In your copy, leave out the pictures; write out all the data exactly.

[COLLECTED DATA]:

+++

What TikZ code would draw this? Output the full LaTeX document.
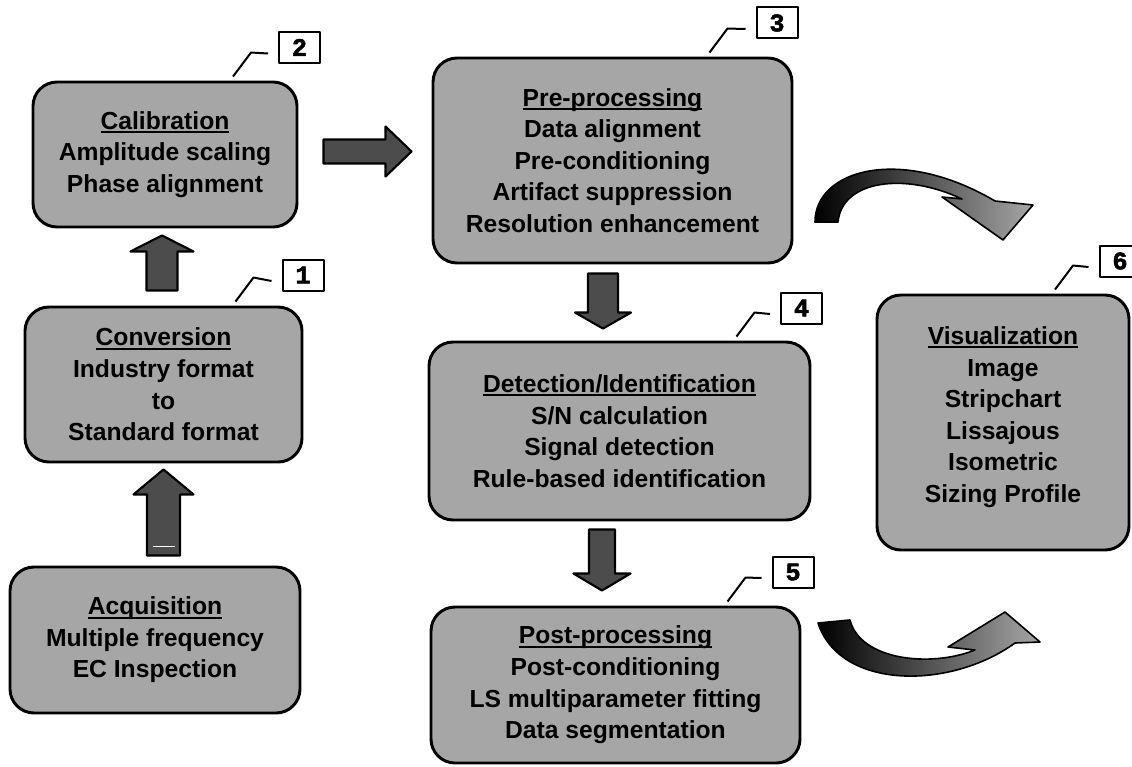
\documentclass[tikz,border=0pt]{standalone}
\usepackage{fontspec}
\setmainfont{Liberation Sans}
\newfontfamily\tagfont{Liberation Mono}[BoldFeatures={FakeBold=2}]
\usetikzlibrary{calc, positioning}
\tikzset{
  % thick outlines, as in the scanned flow chart
  every picture/.append style = {line join=round},
  stage/.style    = {draw=black, line width=2.2pt, fill=black!35, rounded corners=18pt,
                     align=center, inner sep=0pt,
                     font=\fontsize{18.5}{23.7}\selectfont\bfseries},
  tag/.style      = {draw=black, line width=1.5pt, fill=white, inner sep=0pt,
                     minimum width=30.75pt, minimum height=23.25pt,
                     font=\tagfont\bfseries\fontsize{19}{19}\selectfont},
  leader/.style   = {line width=1.5pt},
  blockarr/.style = {draw=black, line width=1.6pt, fill=black!70},
  bendarr/.style  = {draw=black, line width=1.2pt, left color=black, middle color=black!85,
                     right color=black!35},
}
% underlined stage title
\newsavebox{\ttlbox}
\newcommand{\ttl}[1]{\sbox{\ttlbox}{#1}\usebox{\ttlbox}\llap{\rule[-2.8pt]{\wd\ttlbox}{1.4pt}}}
% block arrow: tail, tip, shaft half width, head half width, head length
\newcommand{\blockarrow}[5]{%
  \coordinate (ba) at ($(#2)!#5!(#1)$);
  \draw[blockarr] ($(#1)!#3!90:(#2)$) -- ($(ba)!#3!90:(#2)$) -- ($(ba)!#4!90:(#2)$) -- (#2)
    -- ($(ba)!#4!-90:(#2)$) -- ($(ba)!#3!-90:(#2)$) -- ($(#1)!#3!-90:(#2)$) -- cycle;
}

\begin{document}
\begin{tikzpicture}[x=0.75pt, y=-0.75pt]
  \useasboundingbox (0,0) rectangle (1132,767);
  % --- stages --------------------------------------------------------------
  \node[stage, minimum width=217.5pt, minimum height=109.5pt] (acq) at (155,640)
    {\ttl{Acquisition}\\Multiple frequency\\EC Inspection};
  \node[stage, minimum width=207.75pt, minimum height=116.25pt] (conv) at (163.5,384.5)
    {\ttl{Conversion}\\Industry format\\to\\Standard format};
  \node[stage, minimum width=198pt, minimum height=108.75pt] (calib) at (165,154.5)
    {\ttl{Calibration}\\Amplitude scaling\\Phase alignment};
  \node[stage, minimum width=269.25pt, minimum height=153.75pt] (pre) at (612.5,160.5)
    {\ttl{Pre-processing}\\Data alignment\\Pre-conditioning\\Artifact suppression\\Resolution enhancement};
  \node[stage, minimum width=285.75pt, minimum height=133.5pt] (det) at (619.5,431)
    {\ttl{Detection/Identification}\\S/N calculation\\Signal detection\\Rule-based identification};
  \node[stage, minimum width=276.75pt, minimum height=117pt] (post) at (615.5,685)
    {\ttl{Post-processing}\\Post-conditioning\\LS multiparameter fitting\\Data segmentation};
  \node[stage, minimum width=189pt, minimum height=191.25pt] (vis) at (1003,422.5)
    {\ttl{Visualization}\\Image\\Stripchart\\Lissajous\\Isometric\\Sizing Profile\rule[-12pt]{0pt}{0pt}};
  % --- reference numbers -----------------------------------------------------
  \node[tag] (t1) at (303,275) {1};
  \node[tag] (t2) at (299.5,47.5) {2};
  \node[tag] (t3) at (777,23) {3};
  \node[tag] (t4) at (801.5,308) {4};
  \node[tag] (t5) at (793,572) {5};
  \node[tag] (t6) at (1120,261) {6};
  \foreach \b/\t/\dx in {conv/t1/72, calib/t2/68, pre/t3/97, det/t4/117, post/t5/112, vis/t6/52}
    \draw[leader] ($(\b.north)+(\dx,-4)$) -- ++(18,-24) -- ($(\t.west)+(-10,6)$);
  % --- straight arrows -------------------------------------------------------
  \coordinate (a1s) at ($(conv.south |- acq.north)+(0,-10)$);
  \coordinate (a1e) at ($(conv.south)+(0,6)$);
  \blockarrow{a1s}{a1e}{12.4pt}{22.5pt}{18.75pt}
  \draw[white, line width=1.2pt] ($(a1s)+(-11,-9)$) -- ($(a1s)+(11,-9)$);
  \coordinate (a2s) at ($(calib.south |- conv.north)+(-3,-15)$);
  \coordinate (a2e) at ($(calib.south)+(-3,7)$);
  \blockarrow{a2s}{a2e}{11.6pt}{23.6pt}{12pt}
  \coordinate (a3s) at ($(calib.east)+(25,-3)$);
  \coordinate (a3e) at ($(pre.west |- a3s)+(-20,0)$);
  \blockarrow{a3s}{a3e}{9pt}{18.75pt}{19.5pt}
  \coordinate (a4s) at ($(pre.south)+(-9.5,9)$);
  \coordinate (a4e) at ($(det.north)+(-16.5,-12)$);
  \blockarrow{a4s}{a4e}{11.25pt}{21pt}{12pt}
  \coordinate (a5s) at ($(det.south)+(-17.5,8)$);
  \coordinate (a5e) at ($(post.north)+(-13.5,-15)$);
  \blockarrow{a5s}{a5e}{9.75pt}{21.4pt}{12.75pt}
  % --- curved arrows to visualization ----------------------------------------
  \shade[bendarr] (815,222) .. controls (815,170) and (900,145) .. (995,201)
    -- (1033,205) -- (1003,240) -- (942,197) -- (962,199)
    .. controls (905,172) and (842,180) .. (838,222) -- cycle;
  \shade[bendarr] (818,623) .. controls (840,690) and (950,690) .. (1015,643)
    -- (1040,642) -- (1005,612) -- (948,647) -- (975,650)
    .. controls (930,668) and (860,660) .. (850,620) -- cycle;
\end{tikzpicture}
\end{document}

+++

[ANSWER TO THE TASK]:
What TikZ code would draw this? Output the full LaTeX document.
\documentclass[tikz,border=0pt]{standalone}
\usepackage{fontspec}
\setmainfont{Liberation Sans}
\newfontfamily\tagfont{Liberation Mono}[BoldFeatures={FakeBold=2}]
\usetikzlibrary{calc, positioning}
\tikzset{
  % thick outlines, as in the scanned flow chart
  every picture/.append style = {line join=round},
  stage/.style    = {draw=black, line width=2.2pt, fill=black!35, rounded corners=18pt,
                     align=center, inner sep=0pt,
                     font=\fontsize{18.5}{23.7}\selectfont\bfseries},
  tag/.style      = {draw=black, line width=1.5pt, fill=white, inner sep=0pt,
                     minimum width=30.75pt, minimum height=23.25pt,
                     font=\tagfont\bfseries\fontsize{19}{19}\selectfont},
  leader/.style   = {line width=1.5pt},
  blockarr/.style = {draw=black, line width=1.6pt, fill=black!70},
  bendarr/.style  = {draw=black, line width=1.2pt, left color=black, middle color=black!85,
                     right color=black!35},
}
% underlined stage title
\newsavebox{\ttlbox}
\newcommand{\ttl}[1]{\sbox{\ttlbox}{#1}\usebox{\ttlbox}\llap{\rule[-2.8pt]{\wd\ttlbox}{1.4pt}}}
% block arrow: tail, tip, shaft half width, head half width, head length
\newcommand{\blockarrow}[5]{%
  \coordinate (ba) at ($(#2)!#5!(#1)$);
  \draw[blockarr] ($(#1)!#3!90:(#2)$) -- ($(ba)!#3!90:(#2)$) -- ($(ba)!#4!90:(#2)$) -- (#2)
    -- ($(ba)!#4!-90:(#2)$) -- ($(ba)!#3!-90:(#2)$) -- ($(#1)!#3!-90:(#2)$) -- cycle;
}

\begin{document}
\begin{tikzpicture}[x=0.75pt, y=-0.75pt]
  \useasboundingbox (0,0) rectangle (1132,767);
  % --- stages --------------------------------------------------------------
  \node[stage, minimum width=217.5pt, minimum height=109.5pt] (acq) at (155,640)
    {\ttl{Acquisition}\\Multiple frequency\\EC Inspection};
  \node[stage, minimum width=207.75pt, minimum height=116.25pt] (conv) at (163.5,384.5)
    {\ttl{Conversion}\\Industry format\\to\\Standard format};
  \node[stage, minimum width=198pt, minimum height=108.75pt] (calib) at (165,154.5)
    {\ttl{Calibration}\\Amplitude scaling\\Phase alignment};
  \node[stage, minimum width=269.25pt, minimum height=153.75pt] (pre) at (612.5,160.5)
    {\ttl{Pre-processing}\\Data alignment\\Pre-conditioning\\Artifact suppression\\Resolution enhancement};
  \node[stage, minimum width=285.75pt, minimum height=133.5pt] (det) at (619.5,431)
    {\ttl{Detection/Identification}\\S/N calculation\\Signal detection\\Rule-based identification};
  \node[stage, minimum width=276.75pt, minimum height=117pt] (post) at (615.5,685)
    {\ttl{Post-processing}\\Post-conditioning\\LS multiparameter fitting\\Data segmentation};
  \node[stage, minimum width=189pt, minimum height=191.25pt] (vis) at (1003,422.5)
    {\ttl{Visualization}\\Image\\Stripchart\\Lissajous\\Isometric\\Sizing Profile\rule[-12pt]{0pt}{0pt}};
  % --- reference numbers -----------------------------------------------------
  \node[tag] (t1) at (303,275) {1};
  \node[tag] (t2) at (299.5,47.5) {2};
  \node[tag] (t3) at (777,23) {3};
  \node[tag] (t4) at (801.5,308) {4};
  \node[tag] (t5) at (793,572) {5};
  \node[tag] (t6) at (1120,261) {6};
  \foreach \b/\t/\dx in {conv/t1/72, calib/t2/68, pre/t3/97, det/t4/117, post/t5/112, vis/t6/52}
    \draw[leader] ($(\b.north)+(\dx,-4)$) -- ++(18,-24) -- ($(\t.west)+(-10,6)$);
  % --- straight arrows -------------------------------------------------------
  \coordinate (a1s) at ($(conv.south |- acq.north)+(0,-10)$);
  \coordinate (a1e) at ($(conv.south)+(0,6)$);
  \blockarrow{a1s}{a1e}{12.4pt}{22.5pt}{18.75pt}
  \draw[white, line width=1.2pt] ($(a1s)+(-11,-9)$) -- ($(a1s)+(11,-9)$);
  \coordinate (a2s) at ($(calib.south |- conv.north)+(-3,-15)$);
  \coordinate (a2e) at ($(calib.south)+(-3,7)$);
  \blockarrow{a2s}{a2e}{11.6pt}{23.6pt}{12pt}
  \coordinate (a3s) at ($(calib.east)+(25,-3)$);
  \coordinate (a3e) at ($(pre.west |- a3s)+(-20,0)$);
  \blockarrow{a3s}{a3e}{9pt}{18.75pt}{19.5pt}
  \coordinate (a4s) at ($(pre.south)+(-9.5,9)$);
  \coordinate (a4e) at ($(det.north)+(-16.5,-12)$);
  \blockarrow{a4s}{a4e}{11.25pt}{21pt}{12pt}
  \coordinate (a5s) at ($(det.south)+(-17.5,8)$);
  \coordinate (a5e) at ($(post.north)+(-13.5,-15)$);
  \blockarrow{a5s}{a5e}{9.75pt}{21.4pt}{12.75pt}
  % --- curved arrows to visualization ----------------------------------------
  \shade[bendarr] (815,222) .. controls (815,170) and (900,145) .. (995,201)
    -- (1033,205) -- (1003,240) -- (942,197) -- (962,199)
    .. controls (905,172) and (842,180) .. (838,222) -- cycle;
  \shade[bendarr] (818,623) .. controls (840,690) and (950,690) .. (1015,643)
    -- (1040,642) -- (1005,612) -- (948,647) -- (975,650)
    .. controls (930,668) and (860,660) .. (850,620) -- cycle;
\end{tikzpicture}
\end{document}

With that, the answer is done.